Quiet luxury isn't dead. But it's no longer the whole conversation.
What's Actually Replacing It
Not maximalism. Not the kind of loud dressing that dominated the years before quiet luxury arrived. Something more
specific than either of those labels — call it considered maximalism or, more simply, dressing with more personality.
The shift is from neutrals as a statement to colour as a statement. From understated as a signal of taste to specificity as a signal of taste. The new status marker isn't "I could afford the subtle version." It's "I know exactly who I am and what I like."
The Pieces That Signal the Shift
Statement coats — the kind you buy because you love the coat, not because it goes with everything. Interesting textures
where there used to be clean surfaces. Prints, used sparingly but used intentionally. Shoes with a point of view.

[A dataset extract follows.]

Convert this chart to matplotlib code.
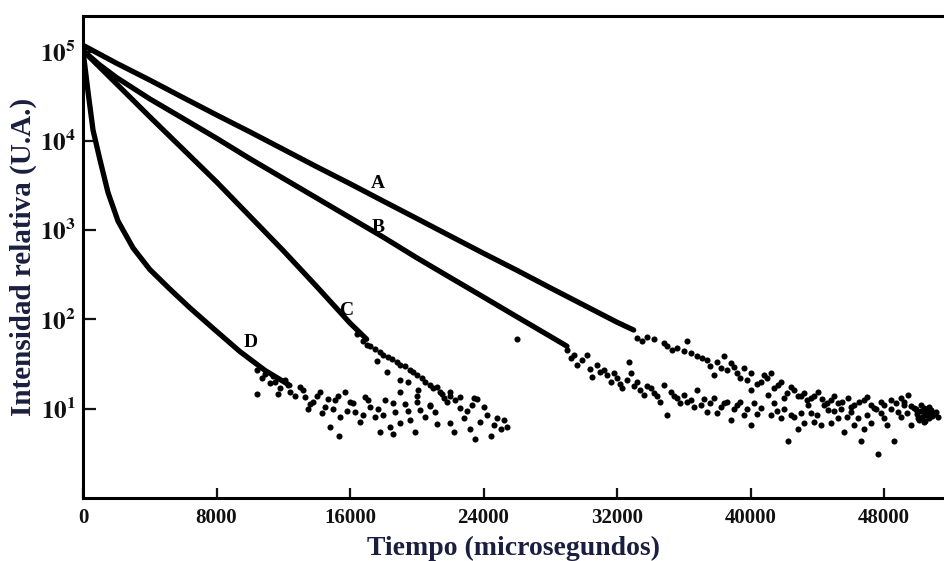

Jewellery that is genuinely interesting rather than quietly gold.
What's Not Changing
Quality. Fit. The idea that clothes should be purchased with intention and worn repeatedly rather than purchased
constantly and worn once. Those principles survive every trend cycle because they're not actually about trends.
How to Transition
You don't throw out your wardrobe. You add one thing at a time that has more personality than your usual choices — a coat in a colour you'd previously dismissed, a bag that isn't a neutral, a shoe that makes you slightly nervous. You wear it. You see what happens. Then you add another.
"Quiet luxury taught us restraint. What comes next is using that restraint to make bolder choices."
The difference between this era and the maximalism before quiet luxury is that now we know how to edit. We have the
skill. We're just allowing ourselves to use it differently.